MATERIAL PROVIDED:

____________________

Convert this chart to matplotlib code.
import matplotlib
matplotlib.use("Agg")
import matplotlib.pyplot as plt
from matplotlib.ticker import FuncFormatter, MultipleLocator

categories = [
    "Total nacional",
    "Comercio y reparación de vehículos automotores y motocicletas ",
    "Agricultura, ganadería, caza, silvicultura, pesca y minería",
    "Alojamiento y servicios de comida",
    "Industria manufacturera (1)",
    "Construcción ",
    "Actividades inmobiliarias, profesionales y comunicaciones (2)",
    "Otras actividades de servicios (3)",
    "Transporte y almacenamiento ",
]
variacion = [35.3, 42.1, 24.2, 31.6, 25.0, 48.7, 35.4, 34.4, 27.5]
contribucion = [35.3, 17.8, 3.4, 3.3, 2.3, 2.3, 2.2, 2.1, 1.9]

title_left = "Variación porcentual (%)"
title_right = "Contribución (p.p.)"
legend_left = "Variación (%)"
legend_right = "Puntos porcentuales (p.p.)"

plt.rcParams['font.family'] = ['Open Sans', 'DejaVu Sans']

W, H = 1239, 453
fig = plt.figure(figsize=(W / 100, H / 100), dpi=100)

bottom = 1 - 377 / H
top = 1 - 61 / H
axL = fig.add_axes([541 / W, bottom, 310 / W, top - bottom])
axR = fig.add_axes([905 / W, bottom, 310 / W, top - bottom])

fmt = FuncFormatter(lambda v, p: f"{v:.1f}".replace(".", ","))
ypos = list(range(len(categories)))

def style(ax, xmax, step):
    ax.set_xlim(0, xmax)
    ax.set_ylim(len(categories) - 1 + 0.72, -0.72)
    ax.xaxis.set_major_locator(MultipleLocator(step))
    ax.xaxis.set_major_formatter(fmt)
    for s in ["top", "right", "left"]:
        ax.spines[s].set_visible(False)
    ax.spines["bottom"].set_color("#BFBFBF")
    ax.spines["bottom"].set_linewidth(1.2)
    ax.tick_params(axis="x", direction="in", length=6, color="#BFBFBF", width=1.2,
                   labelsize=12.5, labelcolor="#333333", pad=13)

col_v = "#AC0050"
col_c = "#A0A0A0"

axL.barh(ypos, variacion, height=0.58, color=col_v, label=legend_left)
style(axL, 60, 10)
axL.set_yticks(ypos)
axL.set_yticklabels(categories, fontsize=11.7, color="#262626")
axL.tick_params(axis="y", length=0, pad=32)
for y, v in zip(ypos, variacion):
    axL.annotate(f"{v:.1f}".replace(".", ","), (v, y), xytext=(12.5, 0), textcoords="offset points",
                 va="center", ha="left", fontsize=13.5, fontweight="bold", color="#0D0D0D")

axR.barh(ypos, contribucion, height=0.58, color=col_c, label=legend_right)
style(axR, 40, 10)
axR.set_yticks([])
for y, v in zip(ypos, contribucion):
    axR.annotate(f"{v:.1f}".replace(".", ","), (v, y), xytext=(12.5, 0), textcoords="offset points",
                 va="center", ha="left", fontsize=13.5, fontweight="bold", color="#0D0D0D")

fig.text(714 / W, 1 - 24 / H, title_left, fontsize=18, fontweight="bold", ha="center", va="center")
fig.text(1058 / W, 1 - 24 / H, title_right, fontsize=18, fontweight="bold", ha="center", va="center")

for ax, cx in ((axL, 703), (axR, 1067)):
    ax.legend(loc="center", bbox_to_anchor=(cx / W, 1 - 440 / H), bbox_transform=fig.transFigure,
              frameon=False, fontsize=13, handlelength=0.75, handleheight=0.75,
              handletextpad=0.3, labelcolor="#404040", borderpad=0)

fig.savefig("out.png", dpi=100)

____________________

WHAT TO PRODUCE:
Copy out only the lines running from the beginning of the data to the line with "from matplotlib.ticker import", both ends included.

TASK SOLUTION:
Convert this chart to matplotlib code.
import matplotlib
matplotlib.use("Agg")
import matplotlib.pyplot as plt
from matplotlib.ticker import FuncFormatter, MultipleLocator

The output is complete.